Sharita: What else should professionals do to help determine the course of the interview?
Stacy: You should ask those conducting the interview to describe the position and its responsibilities early in the conversation. That way, you can tie your skills, background, and experience to the position. We talked earlier about “selling” yourself all throughout the interview, and this is how you set yourself up to do that.
Sharita: It sounds like candidates should be more assertive during the interview.
Stacy: They should be! You have to remember that an interview is NOT a one-way interrogation. As I said, you’re interviewing them just as much as they’re interviewing you. As a result, you should take a proactive, assertive approach. That should be your frame of mind.

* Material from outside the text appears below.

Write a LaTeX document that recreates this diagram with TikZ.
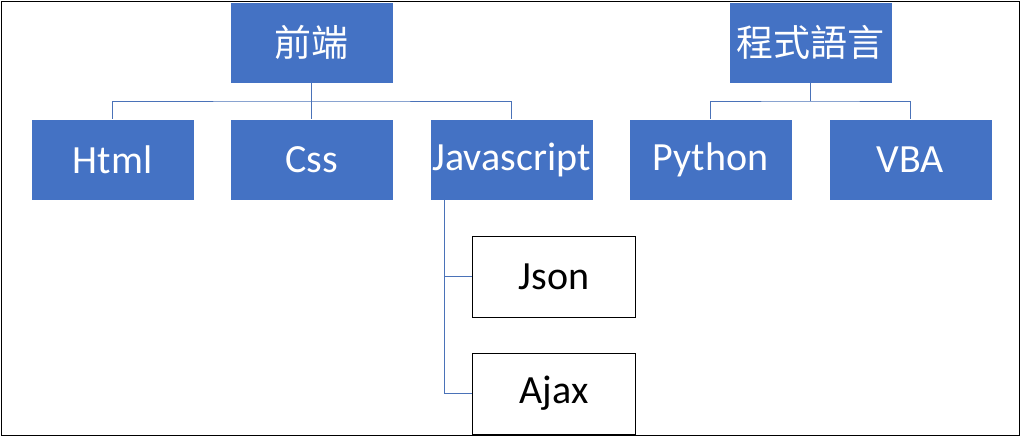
\documentclass[tikz,border=0pt]{standalone}
\usepackage{fontspec}
\setmainfont{Carlito}
\newfontfamily\cjk{Noto Sans CJK TC}
\definecolor{boxblue}{HTML}{4472C4}
\definecolor{linkblue}{HTML}{4A72B8}
\tikzset{
  bluebox/.style={fill=boxblue, draw=white, line width=0.6pt, text=white,
    minimum width=163pt, minimum height=81pt, inner sep=0pt,
    font=\fontsize{40}{44}\selectfont},
  cjkbox/.style={bluebox, font=\cjk\fontsize{37}{42}\selectfont},
  whitebox/.style={fill=white, draw=black, line width=1pt, text=black,
    minimum width=163pt, minimum height=81pt, inner sep=0pt,
    font=\fontsize{40}{44}\selectfont},
  conn/.style={draw=linkblue, line width=1pt}
}
\begin{document}
\begin{tikzpicture}[x=1pt,y=-1pt]
\useasboundingbox (0,0) rectangle (1024,440);
\fill[white] (0,0) rectangle (1024,440);
\begin{scope}
\clip (2,2) rectangle (1019,435);
\node[cjkbox] (fe) at (311.5,42.5) {前端};
\node[bluebox] (html) at (112.5,159.5) {Html};
\node[bluebox] (css) at (311.5,159.5) {Css};
\node[bluebox] (js) at (511.5,159.5) {Javascript};
\node[cjkbox] (pl) at (810.5,42.5) {程式語言};
\node[bluebox] (py) at (710.5,159.5) {Python};
\node[bluebox] (vba) at (910.5,159.5) {VBA};
\node[whitebox] (json) at (554,276.5) {Json};
\node[whitebox] (ajax) at (554,393.5) {Ajax};
\coordinate (fej) at (311.5,101);
\coordinate (plj) at (810.5,101);
\draw[conn] (fe.south) -- (fej);
\draw[conn] (html.north) |- (fej) -| (js.north);
\draw[conn] (fej) -- (css.north);
\draw[conn] (pl.south) -- (plj);
\draw[conn] (py.north) |- (plj) -| (vba.north);
\draw[conn] ([xshift=15pt]js.south west) |- (ajax.west);
\draw[conn] (json.west) -| ([xshift=15pt]js.south west);
\end{scope}
\draw[black, line width=1.5pt] (1.5,1.5) rectangle (1019.5,435.5);
\end{tikzpicture}
\end{document}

Now, there’s a difference between being assertive and being aggressive. The former will help you to stand out in a positive way. The latter could hurt you and could ultimately result in you losing out on the job.
Sharita: What else can candidates do to prepare themselves psychologically?
Stacy: You should be ready for tough interview questions. Employers try to ask questions that put candidates on their heels, so they can see how they react in such a situation. You must anticipate these types of questions. In addition to researching those questions, you should also be prepared to not let questions fluster you. Retain your composure and remain calm.
Sharita: We’re almost out of time for today, but what other tips do you have for candidates as they prepare for the interview?
Stacy: You should always remember your number-one objective. That objective is to get an offer of employment. During the interview, you have to forget about whether you’d fit into the company culture or whether you could work with the other people in the room. Those are decisions for later, and they’re only decisions for later if you get an offer.
Your priority should be to do what is necessary to get that offer. Once that happens, then you can decide how you want to proceed. But without an offer, there’s no decision that has to be made. When you receive an offer, you have options, and the goal of the interview is to help create options for yourself and your career.
Sharita: It seems like there’s a quite a bit that goes into preparing for the face-to-face interview. Do candidates sometimes underestimate the work and preparation that’s involved?
Stacy: They do, and they’re hurting themselves by doing that. If you’re serious about growing your career and landing a job that’s more satisfying in every way, then you need to be serious about how you prepare for the face-to-face interview.
Sharita: Stacy, thanks so much for all of this great information today.
Stacy: Thank you, Sharita. I look forward to our next podcast!